Plotting code records:
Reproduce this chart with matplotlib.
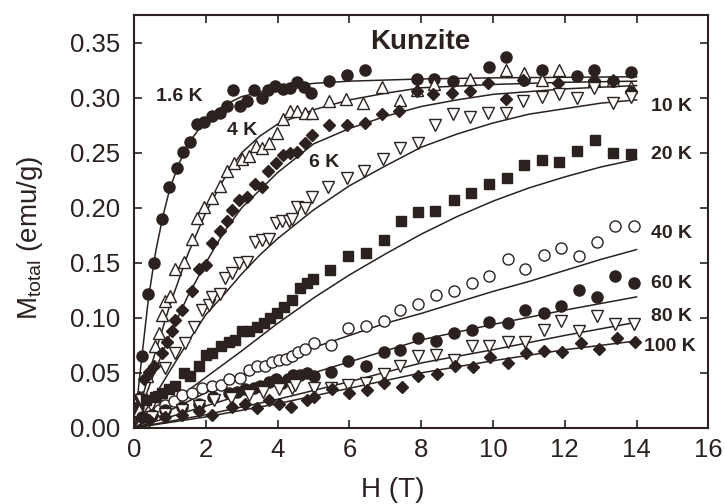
import matplotlib
matplotlib.use("Agg")
import matplotlib.pyplot as plt

INK = '#2b211e'
plt.rcParams['font.family'] = ['Liberation Sans', 'DejaVu Sans']
plt.rcParams['mathtext.default'] = 'regular'

# measured points, H (T) and M (emu/g)
h_16 = [0.11, 0.21, 0.40, 0.54, 0.77, 0.96, 1.19, 1.36, 1.56, 1.75, 1.95, 2.17, 2.38, 2.58, 2.75,
        2.95, 3.14, 3.34, 3.56, 3.74, 3.93, 4.14, 4.33, 4.54, 4.72, 4.93, 5.44, 5.93, 6.42, 7.88,
        8.36, 8.88, 9.88, 10.37, 10.85, 11.36, 12.34, 12.82, 13.34, 13.85]
m_16 = [0.019, 0.065, 0.122, 0.150, 0.190, 0.219, 0.236, 0.251, 0.260, 0.276, 0.278, 0.283, 0.286, 0.292, 0.307,
        0.292, 0.297, 0.307, 0.300, 0.307, 0.311, 0.308, 0.309, 0.314, 0.310, 0.304, 0.315, 0.321, 0.325, 0.317,
        0.317, 0.315, 0.328, 0.337, 0.316, 0.325, 0.320, 0.325, 0.315, 0.323]

h_4 = [0.13, 0.22, 0.36, 0.59, 0.69, 0.78, 0.87, 1.00, 1.15, 1.38, 1.60, 1.76, 1.94, 2.17, 2.40,
       2.58, 2.77, 3.00, 3.19, 3.40, 3.56, 3.77, 3.98, 4.14, 4.33, 4.54, 4.75, 4.95, 5.44, 5.91,
       6.39, 6.90, 7.40, 7.88, 8.36, 9.37, 10.37, 10.85, 11.36, 11.83, 12.82, 13.34, 13.85]
m_4 = [0.016, 0.028, 0.047, 0.074, 0.086, 0.103, 0.115, 0.120, 0.144, 0.151, 0.172, 0.191, 0.201, 0.209, 0.220,
       0.233, 0.241, 0.244, 0.247, 0.256, 0.254, 0.259, 0.268, 0.281, 0.288, 0.288, 0.286, 0.286, 0.297, 0.299,
       0.295, 0.310, 0.298, 0.307, 0.312, 0.317, 0.325, 0.322, 0.316, 0.325, 0.316, 0.316, 0.310]

h_6 = [0.13, 0.27, 0.41, 0.55, 0.78, 0.92, 1.06, 1.15, 1.34, 1.62, 1.80, 2.01, 2.17, 2.38, 2.59,
       2.73, 2.93, 3.15, 3.38, 3.55, 3.74, 3.96, 4.16, 4.35, 4.53, 4.76, 4.95, 5.44, 5.93, 6.44,
       6.90, 7.39, 7.88, 8.34, 8.85, 9.36, 9.87, 10.36, 10.84, 11.82, 12.81, 13.33, 13.84]
m_6 = [0.028, 0.044, 0.051, 0.056, 0.068, 0.078, 0.088, 0.098, 0.107, 0.124, 0.144, 0.148, 0.168, 0.179, 0.188,
       0.198, 0.207, 0.210, 0.222, 0.219, 0.233, 0.241, 0.248, 0.250, 0.251, 0.259, 0.266, 0.275, 0.275, 0.277,
       0.285, 0.288, 0.306, 0.303, 0.304, 0.306, 0.313, 0.299, 0.316, 0.313, 0.316, 0.315, 0.306]

h_10 = [0.18, 0.46, 0.69, 0.87, 1.15, 1.43, 1.66, 1.89, 2.08, 2.17, 2.38, 2.54, 2.73, 2.92, 3.15,
        3.36, 3.57, 3.75, 3.94, 4.12, 4.31, 4.39, 4.54, 4.76, 4.95, 5.41, 5.94, 6.41, 6.93, 7.41,
        7.92, 8.38, 8.88, 9.36, 9.87, 10.36, 10.84, 11.36, 11.83, 12.34, 12.82, 13.34, 13.85]
m_10 = [0.025, 0.021, 0.028, 0.054, 0.068, 0.077, 0.092, 0.107, 0.112, 0.119, 0.122, 0.136, 0.141, 0.150, 0.151,
        0.169, 0.171, 0.172, 0.186, 0.188, 0.188, 0.190, 0.201, 0.200, 0.210, 0.219, 0.227, 0.233, 0.244, 0.254,
        0.259, 0.275, 0.285, 0.282, 0.286, 0.286, 0.297, 0.301, 0.303, 0.300, 0.309, 0.295, 0.301]

h_20 = [0.32, 0.59, 0.78, 0.97, 1.15, 1.38, 1.57, 1.80, 1.99, 2.17, 2.41, 2.64, 2.82, 3.01, 3.20,
        3.43, 3.61, 3.80, 3.98, 4.17, 4.40, 4.63, 4.81, 4.98, 5.46, 5.97, 6.46, 6.95, 7.43, 7.92,
        8.39, 8.90, 9.39, 9.89, 10.39, 10.87, 11.36, 11.85, 12.35, 12.84, 13.34, 13.85]
m_20 = [0.025, 0.028, 0.032, 0.035, 0.038, 0.050, 0.047, 0.056, 0.066, 0.068, 0.074, 0.078, 0.080, 0.088, 0.088,
        0.092, 0.095, 0.100, 0.104, 0.110, 0.116, 0.127, 0.132, 0.135, 0.143, 0.156, 0.159, 0.171, 0.188, 0.196,
        0.197, 0.207, 0.213, 0.222, 0.227, 0.239, 0.243, 0.242, 0.252, 0.262, 0.250, 0.249]

h_40 = [0.69, 0.87, 1.11, 1.34, 1.60, 1.90, 2.17, 2.41, 2.64, 2.96, 3.20, 3.43, 3.66, 3.84, 4.03,
        4.22, 4.39, 4.58, 4.77, 5.00, 5.48, 5.97, 6.47, 6.97, 7.41, 7.92, 8.42, 8.90, 9.41, 9.90,
        10.41, 10.90, 11.41, 11.89, 12.41, 12.90, 13.41, 13.92]
m_40 = [0.016, 0.021, 0.024, 0.030, 0.032, 0.036, 0.038, 0.039, 0.044, 0.045, 0.053, 0.056, 0.056, 0.060, 0.062,
        0.063, 0.065, 0.069, 0.072, 0.077, 0.075, 0.091, 0.093, 0.097, 0.107, 0.113, 0.121, 0.124, 0.132, 0.138,
        0.153, 0.144, 0.157, 0.163, 0.156, 0.169, 0.183, 0.183]

h_60 = [0.22, 0.50, 0.87, 1.34, 1.80, 2.20, 2.64, 2.87, 3.10, 3.34, 3.52, 3.75, 3.94, 4.12, 4.30,
        4.44, 4.63, 4.81, 5.00, 5.48, 5.97, 6.47, 6.97, 7.41, 7.92, 8.42, 8.90, 9.41, 9.90, 10.41,
        10.90, 11.41, 11.89, 12.41, 12.90, 13.41, 13.92]
m_60 = [0.010, 0.012, 0.016, 0.019, 0.022, 0.028, 0.032, 0.033, 0.035, 0.036, 0.038, 0.042, 0.044, 0.041, 0.044,
        0.048, 0.048, 0.050, 0.047, 0.051, 0.061, 0.056, 0.069, 0.071, 0.082, 0.079, 0.086, 0.089, 0.096, 0.095,
        0.107, 0.104, 0.111, 0.125, 0.119, 0.138, 0.132]

h_80 = [0.50, 0.87, 1.34, 1.80, 2.22, 2.70, 3.20, 3.60, 4.03, 4.40, 4.49, 5.00, 5.48, 5.97, 6.47,
        6.97, 7.41, 7.92, 8.42, 8.90, 9.41, 9.90, 10.41, 10.90, 11.41, 11.89, 12.41, 12.90, 13.41, 13.92]
m_80 = [0.010, 0.013, 0.016, 0.020, 0.025, 0.027, 0.030, 0.033, 0.035, 0.036, 0.039, 0.036, 0.036, 0.039, 0.041,
        0.049, 0.056, 0.065, 0.066, 0.062, 0.074, 0.074, 0.078, 0.078, 0.089, 0.097, 0.088, 0.102, 0.094, 0.094]

h_100 = [0.41, 0.87, 1.34, 1.80, 2.17, 2.73, 3.10, 3.43, 3.75, 4.03, 4.36, 4.81, 5.00, 5.51, 6.00,
         6.50, 6.97, 7.46, 7.92, 8.45, 8.94, 9.44, 9.92, 10.43, 10.92, 11.42, 11.92, 12.45, 12.94, 13.45, 13.97]
m_100 = [0.007, 0.010, 0.012, 0.015, 0.012, 0.019, 0.022, 0.018, 0.025, 0.022, 0.019, 0.025, 0.028, 0.035, 0.032,
         0.034, 0.041, 0.037, 0.047, 0.049, 0.056, 0.055, 0.064, 0.059, 0.068, 0.070, 0.069, 0.077, 0.072, 0.082, 0.078]

# fitted curves
fit_16_h = [0, 0.2, 0.4, 0.6, 0.8, 1.0, 1.25, 1.5, 2.0, 2.5, 3.0, 4.0, 5.0, 6.0, 8.0, 10.0, 14.0]
fit_16_m = [0, 0.060, 0.118, 0.160, 0.192, 0.218, 0.240, 0.258, 0.280, 0.293, 0.301, 0.309, 0.313, 0.315, 0.317, 0.318, 0.319]
fit_4_h = [0, 0.25, 0.5, 1.0, 1.5, 2.0, 2.5, 3.0, 3.5, 4.0, 5.0, 6.0, 7.0, 8.0, 10.0, 12.0, 14.0]
fit_4_m = [0, 0.030, 0.059, 0.112, 0.158, 0.196, 0.226, 0.250, 0.265, 0.276, 0.289, 0.298, 0.304, 0.309, 0.312, 0.314, 0.315]
fit_6_h = [0, 0.5, 1.0, 1.5, 2.0, 2.5, 3.0, 3.5, 4.0, 5.0, 6.0, 7.0, 8.0, 9.0, 10.0, 12.0, 14.0]
fit_6_m = [0, 0.045, 0.085, 0.120, 0.150, 0.178, 0.200, 0.216, 0.232, 0.258, 0.272, 0.283, 0.292, 0.298, 0.303, 0.308, 0.311]
fit_10_h = [0, 0.5, 1.0, 1.5, 2.0, 2.5, 3.0, 3.5, 4.0, 5.0, 6.0, 7.0, 8.0, 9.0, 10.0, 11.0, 12.0, 13.0, 14.0]
fit_10_m = [0, 0.025, 0.052, 0.078, 0.103, 0.121, 0.140, 0.157, 0.172, 0.198, 0.220, 0.238, 0.255, 0.267, 0.277,
            0.285, 0.290, 0.295, 0.298]
fit_20_h = [0, 0.5, 1.0, 1.5, 2.0, 3.0, 4.0, 5.0, 6.0, 7.0, 8.0, 9.0, 10.0, 11.0, 12.0, 13.0, 14.0]
fit_20_m = [0, 0.010, 0.022, 0.034, 0.046, 0.070, 0.095, 0.118, 0.139, 0.158, 0.176, 0.192, 0.206, 0.218, 0.228, 0.237, 0.244]
fit_40_h = [0, 1, 2, 3, 4, 5, 6, 7, 8, 9, 10, 11, 12, 13, 14]
fit_40_m = [0, 0.016, 0.032, 0.047, 0.061, 0.073, 0.084, 0.095, 0.104, 0.114, 0.124, 0.133, 0.143, 0.153, 0.162]
fit_60_h = [0, 2, 4, 6, 8, 10, 12, 14]
fit_60_m = [0, 0.020, 0.040, 0.060, 0.080, 0.094, 0.107, 0.119]
fit_80_h = [0, 2, 4, 6, 8, 10, 12, 14]
fit_80_m = [0, 0.012, 0.026, 0.042, 0.059, 0.071, 0.084, 0.096]
fit_100_h = [0, 2, 4, 6, 8, 10, 12, 14]
fit_100_m = [0, 0.010, 0.022, 0.036, 0.050, 0.061, 0.071, 0.079]

temp_labels = ['1.6 K', '4 K', '6 K', '10 K', '20 K', '40 K', '60 K', '80 K', '100 K']

fig = plt.figure(figsize=(7.25, 5.04), dpi=100)
ax = fig.add_axes([0.185, 0.151, 0.792, 0.819])

fits = [(fit_16_h, fit_16_m), (fit_4_h, fit_4_m), (fit_6_h, fit_6_m), (fit_10_h, fit_10_m),
        (fit_20_h, fit_20_m), (fit_40_h, fit_40_m), (fit_60_h, fit_60_m), (fit_80_h, fit_80_m),
        (fit_100_h, fit_100_m)]
for fh, fm in fits:
    ax.plot(fh, fm, color=INK, lw=1.1, zorder=2)

# (h, m, marker, size, filled)
series = [(h_16, m_16, 'o', 8, True), (h_4, m_4, '^', 8.5, False), (h_6, m_6, 'D', 6.5, True),
          (h_10, m_10, 'v', 8.5, False), (h_20, m_20, 's', 6.5, True), (h_40, m_40, 'o', 8, False),
          (h_60, m_60, 'o', 8, True), (h_80, m_80, 'v', 8.5, False), (h_100, m_100, 'D', 6.5, True)]
for h, m, mk, ms, filled in series:
    ax.plot(h, m, ls='none', marker=mk, ms=ms, mec=INK, mew=1.0,
            mfc=INK if filled else 'white', zorder=3)

# curve labels
label_pos = [(1.25, 0.301), (3.0, 0.270), (5.3, 0.241), (14.98, 0.292), (14.98, 0.248),
             (14.98, 0.177), (14.98, 0.131), (14.98, 0.101), (14.92, 0.074)]
for txt, (lx, ly) in zip(temp_labels, label_pos):
    ax.text(lx, ly, txt, fontsize=14, fontweight='bold', color=INK, ha='center', va='center', zorder=5)

ax.text(7.97, 0.351, 'Kunzite', fontsize=20, fontweight='bold', color=INK, ha='center', va='center')

ax.set_xlim(0, 16)
ax.set_ylim(0, 0.375)
ax.set_xticks(range(0, 17, 2))
ax.set_yticks([0.00, 0.05, 0.10, 0.15, 0.20, 0.25, 0.30, 0.35])
ax.set_yticklabels(['0.00', '0.05', '0.10', '0.15', '0.20', '0.25', '0.30', '0.35'])
ax.tick_params(direction='in', top=True, right=True, length=6, width=1.2, colors=INK,
               labelsize=18.5, labelcolor=INK)
ax.tick_params(axis='x', pad=7)
ax.tick_params(axis='y', pad=10)
for sp in ax.spines.values():
    sp.set_linewidth(1.5)
    sp.set_color(INK)

ax.set_xlabel('H (T)', fontsize=20, color=INK)
ax.set_ylabel('M$_{total}$ (emu/g)', fontsize=20, color=INK)
ax.xaxis.set_label_coords(0.45, -0.118)
ax.yaxis.set_label_coords(-0.155, 0.46)

fig.savefig('out.png', dpi=100)
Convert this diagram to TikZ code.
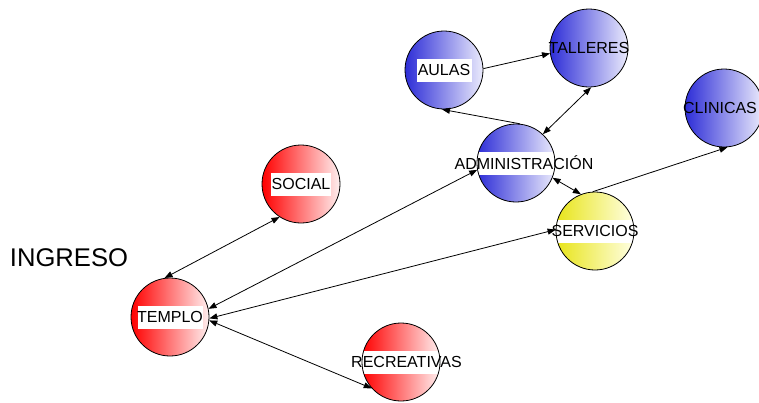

Task to carry out:
Only the lines from the start of the entries above to the line containing "0.325, 0.315, 0.323]" are to be given again, exactly and with both ends included; pictures are excluded.

Exercise result:
Reproduce this chart with matplotlib.
import matplotlib
matplotlib.use("Agg")
import matplotlib.pyplot as plt

INK = '#2b211e'
plt.rcParams['font.family'] = ['Liberation Sans', 'DejaVu Sans']
plt.rcParams['mathtext.default'] = 'regular'

# measured points, H (T) and M (emu/g)
h_16 = [0.11, 0.21, 0.40, 0.54, 0.77, 0.96, 1.19, 1.36, 1.56, 1.75, 1.95, 2.17, 2.38, 2.58, 2.75,
        2.95, 3.14, 3.34, 3.56, 3.74, 3.93, 4.14, 4.33, 4.54, 4.72, 4.93, 5.44, 5.93, 6.42, 7.88,
        8.36, 8.88, 9.88, 10.37, 10.85, 11.36, 12.34, 12.82, 13.34, 13.85]
m_16 = [0.019, 0.065, 0.122, 0.150, 0.190, 0.219, 0.236, 0.251, 0.260, 0.276, 0.278, 0.283, 0.286, 0.292, 0.307,
        0.292, 0.297, 0.307, 0.300, 0.307, 0.311, 0.308, 0.309, 0.314, 0.310, 0.304, 0.315, 0.321, 0.325, 0.317,
        0.317, 0.315, 0.328, 0.337, 0.316, 0.325, 0.320, 0.325, 0.315, 0.323]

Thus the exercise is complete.